Reinhart donated his collection of 18th to 20th century European art to the city of Winterthur, Switzerland, in 1940. Most of his collection has been displayed at the defendant Museum Oskar Reinhart am Stadtgarten since 1951. He bequeathed the rest of his collection to the Switzerland in 1958. That collection was opened to the public in 1970.

In May 2007, a U.S. Appeals Court upheld a ruling that the statute of limitations had expired for Orkin in his claim against Elizabeth Taylor, seeking the return Van Gogh's "Vue de l'Asile et de la Chapelle de Saint-Remy," then valued at more than $10 million.

In that case, filed in 2005, Orkin claimed that the actress, who bought the painting in 1963 at a Sotheby's auction, failed to examine papers that detailed the painting's provenance.

But the appeals court ruled in 2007 that Orkin and his family did not have the right to sue for the return of confiscated property. The U.S. Supreme Court declined to hear the case.

Afterward, Orkin said his family was proud to have brought the Holocaust-related art claim. "We anticipated from the outset it would be a long and tough case, and were not mistaken," Orkin wrote. "Our claim, like thousands of others in recent years, was prompted by the US 1998 Holocaust Victims Redress Act and related U.S. laws, which were premised on the necessary setting-aside of common-garden statutes of limitations."

Orkin claimed that the "knee-jerk application ... of the statute of limitations does not disprove the fundamental legitimacy of our claim against Ms. Taylor. We have now established -- at least in California and with respect to Ms. Taylor -- that these Holocaust 'redress' laws were an empty promise.

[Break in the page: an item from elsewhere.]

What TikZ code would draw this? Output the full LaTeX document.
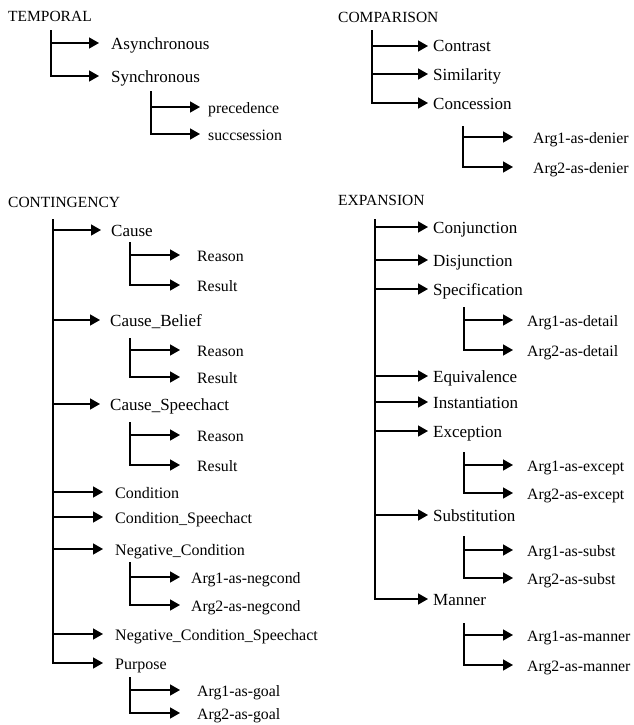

"We look forward to a day when the fruits of genocide-related 'thefticide' are restored to their rightful owners without the unjust application of technical defenses," he wrote.

Orkin s attorney, Richard Altman said the facts of the case and the fact standards in applied in case against a private person are different that those against a foreign government, markedly distinguish the current case against the Liz Taylor action.

 Moreover, New York law is much more favorable to the recovery of stolen property such as Nazi-era artworks that California, which is as it should be, Altman said.

In the new case, Orkin asserts claims for recovery of chattel, rescission and conversion, and seeks damages for unjust enrichment and violation of international law.